Сам же Струйский, однако, был о своих опусах мнения весьма высокого. Рассказывали, что он взял себе за правило экзаменовать домочадцев на предмет их знаний. «От времени до времени, – сообщает литератор, – Струйской требовал от сына уведомления: какой стих находится в его сочинениях, на такой-то строке, такой-то странице? – Эти внезапные вопросы служили ему удовлетворением, что сын не расстается с его сочинениями».
Как и всякий «служитель высокого искусства», Струйский был отмечен печатью избранничества, впрочем, граничащего с фанаберией. «Не должно метать бисера свиньям!» – настойчиво повторял он. В своих письмах он то и дело говорил о «невежестве, которое повсюду нас окружает», о «несмысленных скотах», чуждых голосу разума. Сам же он причислял себя к «обществу людей просвещенных и украшенных добродетелями». В своем доме (неподалеку от пыточных камер) он обустроил богатейшую библиотеку, где одетые в роскошные переплеты отечественные книги соседствовали с фолиантами на иностранных языках, преимущественно французскими (он и сам писал по-французски).

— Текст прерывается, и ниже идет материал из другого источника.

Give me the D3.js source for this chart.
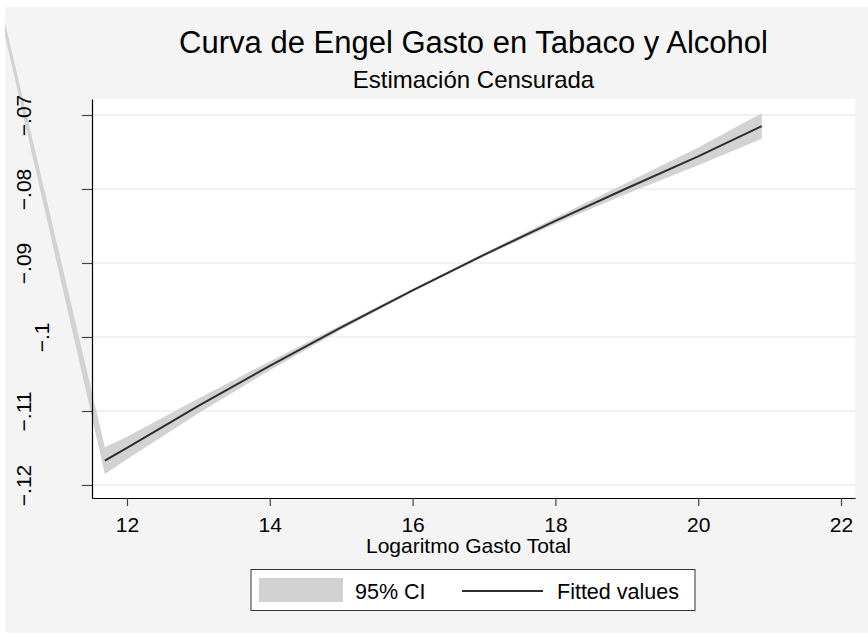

Книгочеем он был усердным и щеголял при случае цитатами из Сократа и Сафо, Сенеки и Вергилия, Гомера и Овидия, Расина и Буало, Мольера и Лафонтена, Роллена и Вольтера и т. д. Но количество прочитанного Николаем Еремеевичем в качество отнюдь не переходило. Чтобы стать Стихотворцем, был потребен, по словам А.П. Сумарокова, особый дар – «воображением вселяться в сердца», – помноженный на вдохновенную и многотрудную литературную работу. А Струйский, как ни призывал в помощники Феба и Муз, был начисто сего дара лишен.